So here’s my schema (give or take):
cmds.Add(@"CREATE TABLE [Services] ([Id] INTEGER PRIMARY KEY, [AssetId] INTEGER NULL, [Name] TEXT NOT NULL)");
cmds.Add(@"CREATE INDEX [IX_Services_AssetId] ON [Services] ([AssetId])");
cmds.Add(@"CREATE INDEX [IX_Services_Name] ON [Services] ([Name])");
cmds.Add(@"CREATE TABLE [Telemetry] ([Id] INTEGER PRIMARY KEY, [ServiceId] INTEGER NULL, [Name] TEXT NOT NULL)");
cmds.Add(@"CREATE INDEX [IX_Telemetry_ServiceId] ON [Telemetry] ([ServiceId])");
cmds.Add(@"CREATE INDEX [IX_Telemetry_Name] ON [Telemetry] ([Name])");
cmds.Add(@"CREATE TABLE [Events] ([Id] INTEGER PRIMARY KEY, [TelemetryId] INTEGER NOT NULL, [TimestampTicks] INTEGER NOT NULL, [Value] TEXT NOT NULL)");
cmds.Add(@"CREATE INDEX [IX_Events_TelemetryId] ON [Events] ([TelemetryId])");
cmds.Add(@"CREATE INDEX [IX_Events_TimestampTicks] ON [Events] ([TimestampTicks])");
And here’s my queries with their strange timer results:
sqlite> SELECT MIN(e.TimestampTicks) FROM Events e INNER JOIN Telemetry ss ON ss.ID = e.TelemetryID INNER JOIN Services s ON s.ID = ss.ServiceID WHERE s.AssetID = 1;
634678974004420000
CPU Time: user 0.296402 sys 0.374402
sqlite> SELECT MIN(e.TimestampTicks) FROM Events e INNER JOIN Telemetry ss ON ss.ID = e.TelemetryID INNER JOIN Services s ON s.ID = ss.ServiceID WHERE s.AssetID = 2;
634691940264680000
CPU Time: user 0.062400 sys 0.124801
sqlite> SELECT MIN(e.TimestampTicks) FROM Events e INNER JOIN Telemetry ss ON ss.ID = +e.TelemetryID INNER JOIN Services s ON s.ID = ss.ServiceID WHERE s.AssetID = 1;
634678974004420000
CPU Time: user 0.000000 sys 0.000000
sqlite> SELECT MIN(e.TimestampTicks) FROM Events e INNER JOIN Telemetry ss ON ss.ID = +e.TelemetryID INNER JOIN Services s ON s.ID = ss.ServiceID WHERE s.AssetID = 2;
634691940264680000
CPU Time: user 0.265202 sys 0.078001
Now I can understand why adding the ‘+’ might change the time, but why is it so inconsistent with the AssetId change?
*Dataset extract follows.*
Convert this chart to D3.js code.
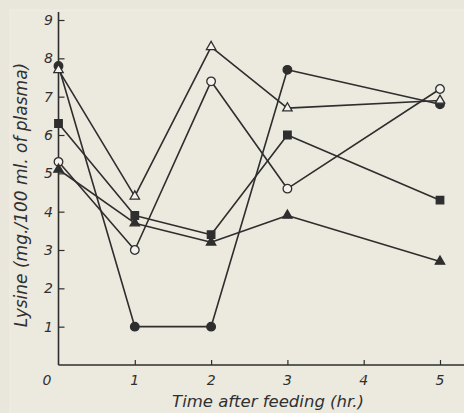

Is there some other index I should create for these MIN queries? There are 900000 rows in the Events table.
Query Plans (first with ‘+’):
0|0|0|SEARCH TABLE Events AS e USING INDEX IX_Events_TimestampTicks (~1 rows)
0|1|1|SEARCH TABLE Telemetry AS ss USING INTEGER PRIMARY KEY (rowid=?) (~1 rows)
0|2|2|SEARCH TABLE Services AS s USING INTEGER PRIMARY KEY (rowid=?) (~1 rows)
0|0|2|SEARCH TABLE Services AS s USING COVERING INDEX IX_Services_AssetId (AssetId=?) (~1 rows)
0|1|1|SEARCH TABLE Telemetry AS ss USING COVERING INDEX IX_Telemetry_ServiceId (ServiceId=?) (~1 rows)
0|2|0|SEARCH TABLE Events AS e USING INDEX IX_Events_TelemetryId (TelemetryId=?) (~1 rows)
EDIT: In summary, given the tables above what indexes would you create if these were the only queries to ever be executed:
SELECT MIN/MAX(e.TimestampTicks) FROM Events e INNER JOIN Telemetry t ON t.ID = e.TelemetryID INNER JOIN Services s ON s.ID = t.ServiceID WHERE s.AssetID = @AssetId;
SELECT e1.* FROM Events e1 INNER JOIN Telemetry t1 ON t1.Id = e1.TelemetryId INNER JOIN Services s1 ON s1.Id = t1.ServiceId WHERE t1.Name = @TelemetryName AND s1.Name = @ServiceName;
SELECT * FROM Events e INNER JOIN Telemetry t ON t.Id = e.TelemetryId INNER JOIN Services s ON s.Id = t.ServiceId WHERE s.AssetId = @AssetId AND e.TimestampTicks >= @StartTimeTicks ORDER BY e.TimestampTicks LIMIT 1000;
SELECT e.Id, e.TelemetryId, e.TimestampTicks, e.Value FROM (
SELECT e2.Id AS [Id], MAX(e2.TimestampTicks) as [TimestampTicks]
FROM Events e2 INNER JOIN Telemetry t ON t.Id = e2.TelemetryId INNER JOIN Services s ON s.Id = t.ServiceId
WHERE s.AssetId = @AssetId AND e2.TimestampTicks <= @StartTimeTicks
GROUP BY e2.TelemetryId) AS grp
INNER JOIN Events e ON grp.Id = e.Id;
Brannon,
Regarding time differences with change of AssetID:
Perhaps you’ve already tried this, but have you run each query several times in succession? The memory caching of BOTH your operating system and sqlite will often make a second query much faster than the first run within a session. I would run a given query four times in a row, and see if the 2nd-4th runs are more consistent in timing.
Regarding use of the “+”
(For those who may not know, within a SELECT preceding a field with “+” gives sqlite a hint NOT to use that field’s index in the query. May cause your query to miss results if sqlite has optimized the storage to keep the data ONLY in that index. Suspect this is deprecated.)
Have you run the ANALYZE command? It helps the sqlite optimizer quite a bit when making decisions.
http://sqlite.org/lang_analyze.html
Once your schema is stable and your tables are populated, you may only need to run it once — no need to run it every day.
INDEXED BY
INDEXED BY is a feature the author discourages for typical use, but you might find it helpful in your evaluations.
http://www.sqlite.org/lang_indexedby.html
I’d be interested to know what you discover,
Donald Griggs, Columbia SC USA